Dataset excerpts:
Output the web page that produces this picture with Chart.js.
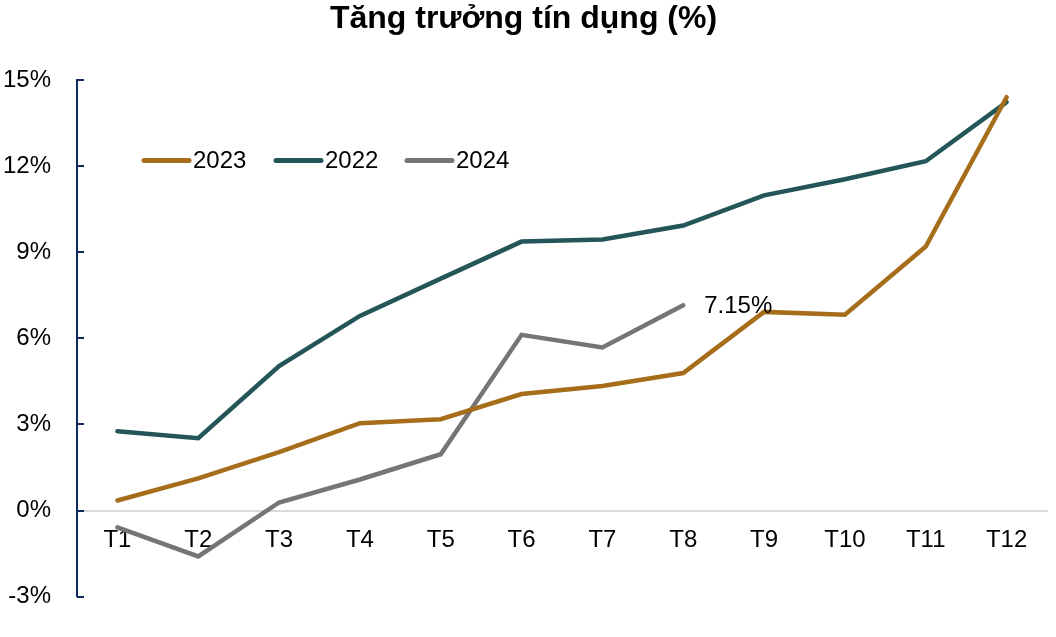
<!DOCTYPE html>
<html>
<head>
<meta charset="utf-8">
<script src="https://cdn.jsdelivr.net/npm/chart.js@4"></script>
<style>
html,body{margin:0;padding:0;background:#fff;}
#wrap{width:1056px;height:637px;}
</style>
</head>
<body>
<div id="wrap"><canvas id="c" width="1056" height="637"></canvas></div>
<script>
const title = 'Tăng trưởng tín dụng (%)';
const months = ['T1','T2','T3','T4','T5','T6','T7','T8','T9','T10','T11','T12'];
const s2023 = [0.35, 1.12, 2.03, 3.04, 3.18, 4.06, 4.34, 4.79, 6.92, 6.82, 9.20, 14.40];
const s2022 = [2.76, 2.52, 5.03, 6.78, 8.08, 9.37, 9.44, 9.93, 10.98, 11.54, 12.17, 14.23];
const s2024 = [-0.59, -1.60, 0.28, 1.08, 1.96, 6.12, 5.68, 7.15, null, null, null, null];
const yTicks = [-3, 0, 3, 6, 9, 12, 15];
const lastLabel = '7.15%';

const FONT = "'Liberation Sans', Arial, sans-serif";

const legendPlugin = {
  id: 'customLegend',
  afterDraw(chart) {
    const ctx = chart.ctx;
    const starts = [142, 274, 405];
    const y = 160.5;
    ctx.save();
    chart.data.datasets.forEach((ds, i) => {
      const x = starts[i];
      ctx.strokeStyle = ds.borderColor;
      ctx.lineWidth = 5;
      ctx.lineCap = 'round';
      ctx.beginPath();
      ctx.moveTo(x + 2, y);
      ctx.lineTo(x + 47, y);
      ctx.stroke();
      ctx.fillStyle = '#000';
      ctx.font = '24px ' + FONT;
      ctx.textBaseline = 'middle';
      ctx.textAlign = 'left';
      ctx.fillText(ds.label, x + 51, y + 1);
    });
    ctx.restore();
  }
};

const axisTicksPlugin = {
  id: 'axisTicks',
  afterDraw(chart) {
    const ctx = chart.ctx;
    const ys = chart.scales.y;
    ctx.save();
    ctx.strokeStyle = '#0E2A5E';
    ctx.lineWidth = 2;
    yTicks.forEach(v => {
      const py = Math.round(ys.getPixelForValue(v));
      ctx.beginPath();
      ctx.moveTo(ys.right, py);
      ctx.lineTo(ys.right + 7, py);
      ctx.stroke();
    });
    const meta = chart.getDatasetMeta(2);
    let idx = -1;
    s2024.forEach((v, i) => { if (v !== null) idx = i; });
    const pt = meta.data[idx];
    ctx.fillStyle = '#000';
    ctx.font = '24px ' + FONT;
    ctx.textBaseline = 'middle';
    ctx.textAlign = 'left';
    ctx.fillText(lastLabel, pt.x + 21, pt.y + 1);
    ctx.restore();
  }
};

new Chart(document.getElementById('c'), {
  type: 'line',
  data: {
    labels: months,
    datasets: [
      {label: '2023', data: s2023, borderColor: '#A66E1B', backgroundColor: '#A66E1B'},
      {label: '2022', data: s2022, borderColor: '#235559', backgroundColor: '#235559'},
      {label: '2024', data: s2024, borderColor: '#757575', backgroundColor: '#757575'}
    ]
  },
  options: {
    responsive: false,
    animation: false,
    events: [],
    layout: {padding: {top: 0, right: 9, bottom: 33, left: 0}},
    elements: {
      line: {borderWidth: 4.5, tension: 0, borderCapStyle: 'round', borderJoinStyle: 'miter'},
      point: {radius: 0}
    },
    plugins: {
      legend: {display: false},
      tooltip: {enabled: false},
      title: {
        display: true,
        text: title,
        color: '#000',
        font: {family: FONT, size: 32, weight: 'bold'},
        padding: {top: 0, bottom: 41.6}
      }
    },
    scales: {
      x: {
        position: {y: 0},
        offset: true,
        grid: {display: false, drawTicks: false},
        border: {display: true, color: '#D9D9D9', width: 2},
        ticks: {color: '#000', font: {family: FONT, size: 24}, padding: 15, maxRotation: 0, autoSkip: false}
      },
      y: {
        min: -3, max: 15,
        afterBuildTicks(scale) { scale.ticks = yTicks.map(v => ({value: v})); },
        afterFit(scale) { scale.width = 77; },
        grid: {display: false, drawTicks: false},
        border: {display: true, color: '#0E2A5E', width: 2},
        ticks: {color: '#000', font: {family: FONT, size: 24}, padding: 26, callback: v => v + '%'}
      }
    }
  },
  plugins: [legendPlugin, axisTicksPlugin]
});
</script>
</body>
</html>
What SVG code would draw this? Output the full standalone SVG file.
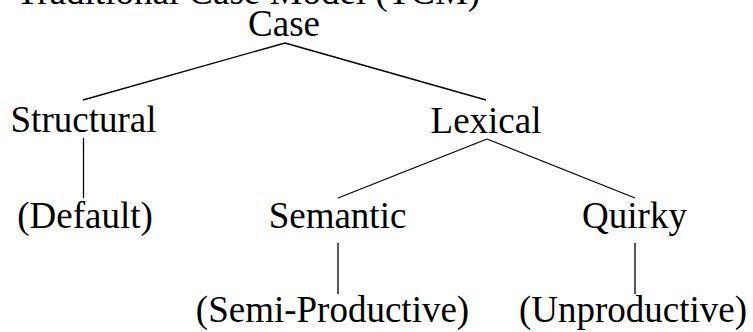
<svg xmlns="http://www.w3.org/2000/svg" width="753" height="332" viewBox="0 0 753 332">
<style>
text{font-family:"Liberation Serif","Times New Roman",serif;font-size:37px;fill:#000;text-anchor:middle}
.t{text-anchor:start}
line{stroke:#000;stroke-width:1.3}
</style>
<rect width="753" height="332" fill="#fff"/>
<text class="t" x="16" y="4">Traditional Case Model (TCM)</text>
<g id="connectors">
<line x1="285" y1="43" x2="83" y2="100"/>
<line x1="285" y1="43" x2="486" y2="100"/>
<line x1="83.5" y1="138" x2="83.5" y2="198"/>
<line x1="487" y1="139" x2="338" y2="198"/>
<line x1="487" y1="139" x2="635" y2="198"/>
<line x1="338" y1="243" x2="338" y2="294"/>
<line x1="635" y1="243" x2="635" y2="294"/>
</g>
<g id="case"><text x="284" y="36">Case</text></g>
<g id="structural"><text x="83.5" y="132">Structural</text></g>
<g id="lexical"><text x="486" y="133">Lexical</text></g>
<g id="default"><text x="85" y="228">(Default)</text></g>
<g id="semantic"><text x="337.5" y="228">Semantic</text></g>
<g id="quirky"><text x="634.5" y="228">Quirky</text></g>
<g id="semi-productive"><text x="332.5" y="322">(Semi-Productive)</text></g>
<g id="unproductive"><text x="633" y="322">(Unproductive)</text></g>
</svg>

Task instructions:
All of the data above should be quoted exactly, except for the pictures.

Answer for the task:
Output the web page that produces this picture with Chart.js.
<!DOCTYPE html>
<html>
<head>
<meta charset="utf-8">
<script src="https://cdn.jsdelivr.net/npm/chart.js@4"></script>
<style>
html,body{margin:0;padding:0;background:#fff;}
#wrap{width:1056px;height:637px;}
</style>
</head>
<body>
<div id="wrap"><canvas id="c" width="1056" height="637"></canvas></div>
<script>
const title = 'Tăng trưởng tín dụng (%)';
const months = ['T1','T2','T3','T4','T5','T6','T7','T8','T9','T10','T11','T12'];
const s2023 = [0.35, 1.12, 2.03, 3.04, 3.18, 4.06, 4.34, 4.79, 6.92, 6.82, 9.20, 14.40];
const s2022 = [2.76, 2.52, 5.03, 6.78, 8.08, 9.37, 9.44, 9.93, 10.98, 11.54, 12.17, 14.23];
const s2024 = [-0.59, -1.60, 0.28, 1.08, 1.96, 6.12, 5.68, 7.15, null, null, null, null];
const yTicks = [-3, 0, 3, 6, 9, 12, 15];
const lastLabel = '7.15%';

const FONT = "'Liberation Sans', Arial, sans-serif";

const legendPlugin = {
  id: 'customLegend',
  afterDraw(chart) {
    const ctx = chart.ctx;
    const starts = [142, 274, 405];
    const y = 160.5;
    ctx.save();
    chart.data.datasets.forEach((ds, i) => {
      const x = starts[i];
      ctx.strokeStyle = ds.borderColor;
      ctx.lineWidth = 5;
      ctx.lineCap = 'round';
      ctx.beginPath();
      ctx.moveTo(x + 2, y);
      ctx.lineTo(x + 47, y);
      ctx.stroke();
      ctx.fillStyle = '#000';
      ctx.font = '24px ' + FONT;
      ctx.textBaseline = 'middle';
      ctx.textAlign = 'left';
      ctx.fillText(ds.label, x + 51, y + 1);
    });
    ctx.restore();
  }
};

const axisTicksPlugin = {
  id: 'axisTicks',
  afterDraw(chart) {
    const ctx = chart.ctx;
    const ys = chart.scales.y;
    ctx.save();
    ctx.strokeStyle = '#0E2A5E';
    ctx.lineWidth = 2;
    yTicks.forEach(v => {
      const py = Math.round(ys.getPixelForValue(v));
      ctx.beginPath();
      ctx.moveTo(ys.right, py);
      ctx.lineTo(ys.right + 7, py);
      ctx.stroke();
    });
    const meta = chart.getDatasetMeta(2);
    let idx = -1;
    s2024.forEach((v, i) => { if (v !== null) idx = i; });
    const pt = meta.data[idx];
    ctx.fillStyle = '#000';
    ctx.font = '24px ' + FONT;
    ctx.textBaseline = 'middle';
    ctx.textAlign = 'left';
    ctx.fillText(lastLabel, pt.x + 21, pt.y + 1);
    ctx.restore();
  }
};

new Chart(document.getElementById('c'), {
  type: 'line',
  data: {
    labels: months,
    datasets: [
      {label: '2023', data: s2023, borderColor: '#A66E1B', backgroundColor: '#A66E1B'},
      {label: '2022', data: s2022, borderColor: '#235559', backgroundColor: '#235559'},
      {label: '2024', data: s2024, borderColor: '#757575', backgroundColor: '#757575'}
    ]
  },
  options: {
    responsive: false,
    animation: false,
    events: [],
    layout: {padding: {top: 0, right: 9, bottom: 33, left: 0}},
    elements: {
      line: {borderWidth: 4.5, tension: 0, borderCapStyle: 'round', borderJoinStyle: 'miter'},
      point: {radius: 0}
    },
    plugins: {
      legend: {display: false},
      tooltip: {enabled: false},
      title: {
        display: true,
        text: title,
        color: '#000',
        font: {family: FONT, size: 32, weight: 'bold'},
        padding: {top: 0, bottom: 41.6}
      }
    },
    scales: {
      x: {
        position: {y: 0},
        offset: true,
        grid: {display: false, drawTicks: false},
        border: {display: true, color: '#D9D9D9', width: 2},
        ticks: {color: '#000', font: {family: FONT, size: 24}, padding: 15, maxRotation: 0, autoSkip: false}
      },
      y: {
        min: -3, max: 15,
        afterBuildTicks(scale) { scale.ticks = yTicks.map(v => ({value: v})); },
        afterFit(scale) { scale.width = 77; },
        grid: {display: false, drawTicks: false},
        border: {display: true, color: '#0E2A5E', width: 2},
        ticks: {color: '#000', font: {family: FONT, size: 24}, padding: 26, callback: v => v + '%'}
      }
    }
  },
  plugins: [legendPlugin, axisTicksPlugin]
});
</script>
</body>
</html>
What SVG code would draw this? Output the full standalone SVG file.
<svg xmlns="http://www.w3.org/2000/svg" width="753" height="332" viewBox="0 0 753 332">
<style>
text{font-family:"Liberation Serif","Times New Roman",serif;font-size:37px;fill:#000;text-anchor:middle}
.t{text-anchor:start}
line{stroke:#000;stroke-width:1.3}
</style>
<rect width="753" height="332" fill="#fff"/>
<text class="t" x="16" y="4">Traditional Case Model (TCM)</text>
<g id="connectors">
<line x1="285" y1="43" x2="83" y2="100"/>
<line x1="285" y1="43" x2="486" y2="100"/>
<line x1="83.5" y1="138" x2="83.5" y2="198"/>
<line x1="487" y1="139" x2="338" y2="198"/>
<line x1="487" y1="139" x2="635" y2="198"/>
<line x1="338" y1="243" x2="338" y2="294"/>
<line x1="635" y1="243" x2="635" y2="294"/>
</g>
<g id="case"><text x="284" y="36">Case</text></g>
<g id="structural"><text x="83.5" y="132">Structural</text></g>
<g id="lexical"><text x="486" y="133">Lexical</text></g>
<g id="default"><text x="85" y="228">(Default)</text></g>
<g id="semantic"><text x="337.5" y="228">Semantic</text></g>
<g id="quirky"><text x="634.5" y="228">Quirky</text></g>
<g id="semi-productive"><text x="332.5" y="322">(Semi-Productive)</text></g>
<g id="unproductive"><text x="633" y="322">(Unproductive)</text></g>
</svg>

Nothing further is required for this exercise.